Kyrgyzstan: 28 volunteers founded Ümüt-Nadjeshda (meaning Hope) in 1989. Two years later, Chinghiz Aitmatov became Honorary President of the initiative. Despite many obstacles and barriers, several institutions devoted themselves over the years to protect and care for children with disabilities. In addition to residential families, an integrated kindergarten, a school and a therapy centre, there are workshops that allow the attendance of people with special needs, even after they finish school. On June 9, 2009, the founder, Karla Maria Schälike was honoured with the German Federal Cross of Merit.

The first child of the married couple Schälike was born in 1985 and with it the impulse that would soon be taken up by the young mother, and thus change the reality of people with disabilities in Kyrgyzstan. For in the moment of deepest joy about the birth of her son, Karla Maria Schälike witnessed how the doctors immediately threatened her hospital roommate, after giving birth to a child, to renounce in writing from her responsibility for the newborn child with disabilities. Such children are not welcome in society and should therefore be hidden. After the death of her own child, Karla Maria Schälike began with full force to put her impulse to help children with disabilities into immediate practice.

The political changes in Kyrgyzstan threatened Nadjeshda with a permanent insecurity during the years after its founding in 1989. In 1990 a building was provided by the state, in which a kindergarten was established. But already in 1992, a law prohibited the promoting of children "not eligible for education" in government buildings.

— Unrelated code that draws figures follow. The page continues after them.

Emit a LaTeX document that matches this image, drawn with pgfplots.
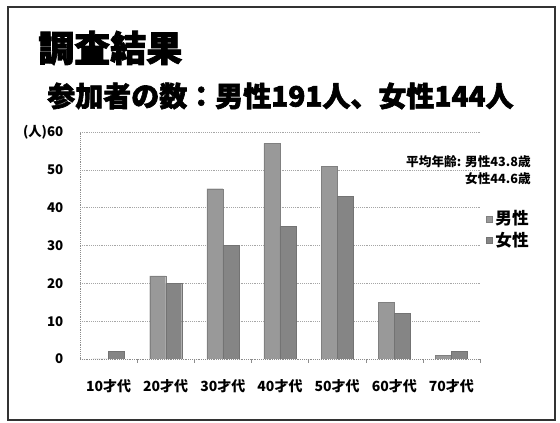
\documentclass[border=0pt]{standalone}
\usepackage{fontspec}
\setmainfont{Noto Sans CJK JP}
\newfontfamily\heavyfont{Noto Sans CJK JP}[BoldFeatures={FakeBold=2.2}]
\usepackage{pgfplots}
\pgfplotsset{compat=1.18}

\definecolor{maleGray}{gray}{0.60}
\definecolor{femaleGray}{gray}{0.52}

\begin{document}
\begin{tikzpicture}[x=0.75pt,y=0.75pt]
% page area (units: 0.75pt)
\path[use as bounding box] (0,0) rectangle (560,423);
\draw[line width=1.8pt, black!80] (8,3) rectangle (555,416);

% titles
\node[anchor=west, inner sep=0pt, font=\fontsize{27}{30}\heavyfont\bfseries] at (38,375) {調査結果};
\node[anchor=west, inner sep=0pt, font=\fontsize{21}{24}\heavyfont\bfseries] at (47,327) {参加者の数：男性191人、女性144人};

\begin{axis}[
  at={(60pt,48pt)}, anchor=south west,
  scale only axis,
  width=300pt, height=170.25pt,
  ybar=0pt, bar width=12pt,
  xmin=-0.5, xmax=6.5,
  ymin=0, ymax=60,
  ytick={0,10,...,60},
  yticklabels={0,10,20,30,40,50,(人)60},
  xtick={0,...,6},
  xticklabels={10才代,20才代,30才代,40才代,50才代,60才代,70才代},
  extra x ticks={0.5,1.5,...,6.5},
  extra x tick labels={},
  extra x tick style={major tick length=3pt, tick align=outside, tick style={black!45}},
  major tick length=0pt,
  axis lines*=left,
  axis line style={black!45, densely dotted},
  ymajorgrids,
  grid style={black!35, densely dotted},
  /pgf/number format/assume math mode=true,
  yticklabel style={font=\fontsize{10}{12}\selectfont\bfseries, xshift=-9pt},
  xticklabel style={font=\fontsize{10.5}{12}\selectfont\bfseries, yshift=-12pt},
  legend style={at={(1.015,0.57)}, anchor=west, draw=none, fill=none,
    font=\fontsize{12.5}{14}\selectfont\bfseries, row sep=0pt,
    inner sep=0pt, cells={anchor=west}},
  legend image code/.code={\fill[#1] (0pt,-2.3pt) rectangle (4.6pt,2.3pt);},
]
% men
\addplot[fill=maleGray, draw=black!50, line width=0.3pt]
  coordinates {(0,0) (1,22) (2,45) (3,57) (4,51) (5,15) (6,1)};
% women
\addplot[fill=femaleGray, draw=black!55, line width=0.3pt]
  coordinates {(0,2) (1,20) (2,30) (3,35) (4,43) (5,12) (6,2)};
\legend{男性,女性}
\end{axis}

% mean age note
\node[anchor=north east, inner sep=0pt, align=right,
      font=\fontsize{9.5}{12.75}\selectfont\bfseries] at (531,268)
  {平均年齢: 男性43.8歳\\女性44.6歳};
\end{tikzpicture}
\end{document}
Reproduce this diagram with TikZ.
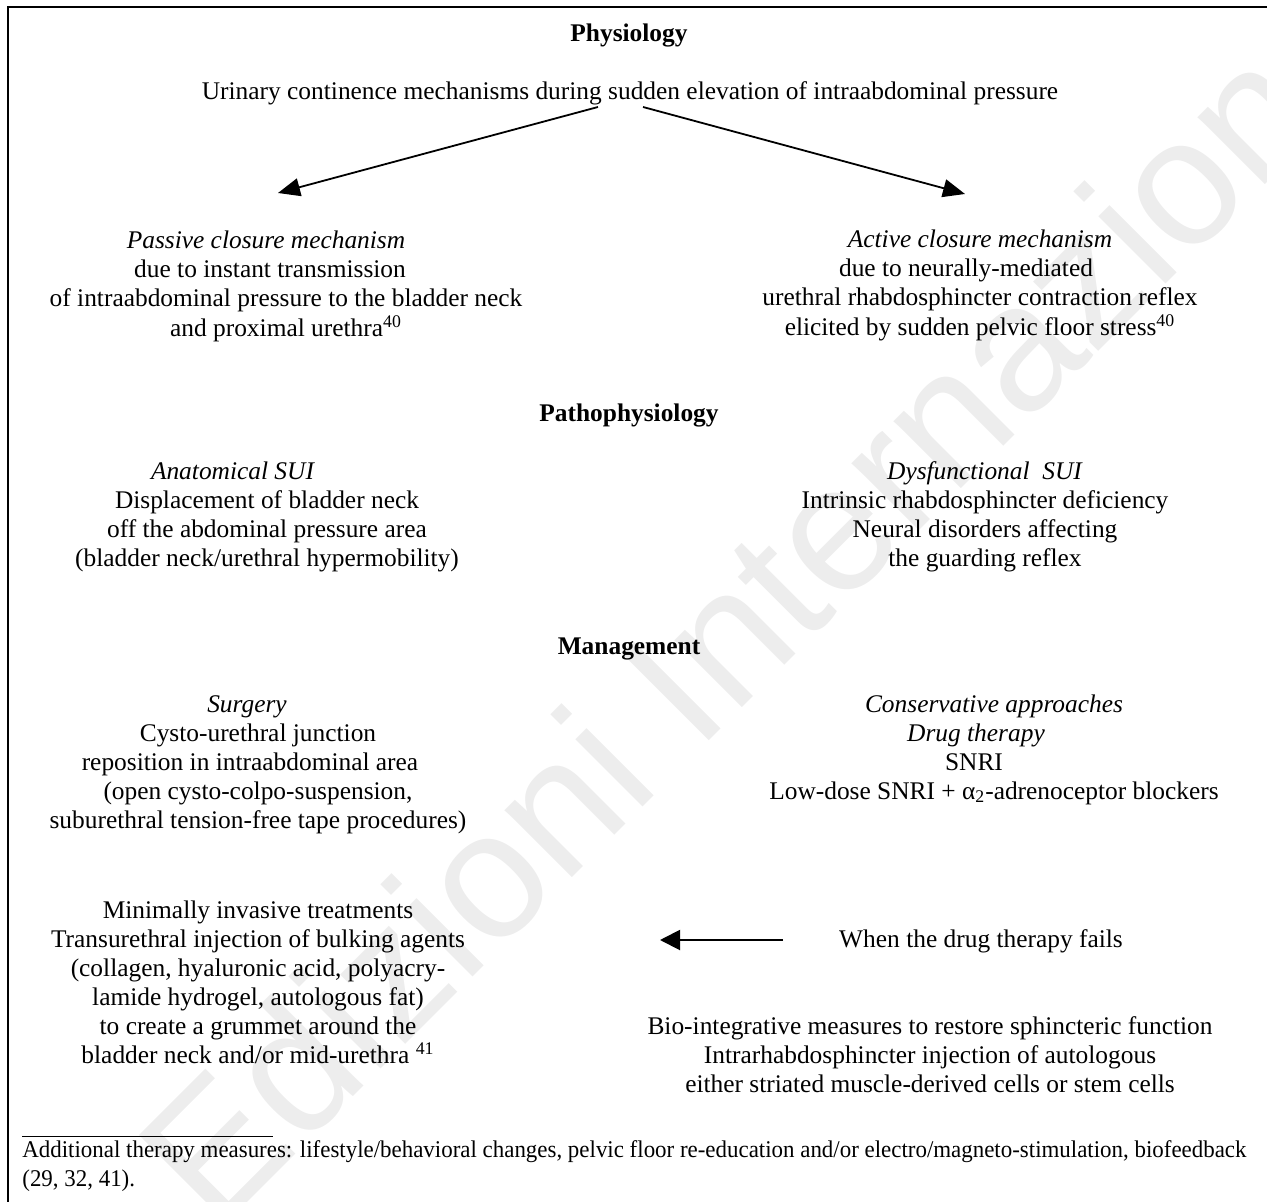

When the first grade of Nadjeshda Waldorf School should have been solemnly inaugurated, Karla Maria Schälike found herself in a garbage-cluttered room instead of a decorated venue. At this point Nadjeshda was on the brink of closure and Karla Maria Schälike and her family returned to Germany, the country from which they came. When the Kyrgyz President, Askar Akayev, tried to convince the Schälikes to come back to Kyrgyzstan during a visit in Germany, only her husband followed the request. In 1993, Karla Maria Schälike eventually followed him, after she received the shocking news that one of the children she had cared for had died in a government home.

The Fruits of the Work

With the help of many people and organizations it was possible to rebuild the initiative step-by-step and acquire land and buildings. Thus, the kindergarten and the residential community found an accommodation in a new building as well as the curative education school and a therapeutic centre, which moved into buildings close-by. A wood workshop, a computer room, a kitchen and more classrooms are located In the Bender Building. Additionally another therapeutic centre, which provides children massage and other treatments, is situated in Kogjar village. Finally, the Janusz Korczak centre was established in 2001 and dedicates its work to the promotion of young adults.

The achievements and the success of Nadjeshda speak for themselves: three of twelve former Nadjeshda kids, supposedly "not eligible for education", are now studying at university, two have graduated at a state school and two more have received scholarships for the U.S. Not to mention all the people with special needs, who attend kindergarten and school and work at the workshops of Nadjeshda.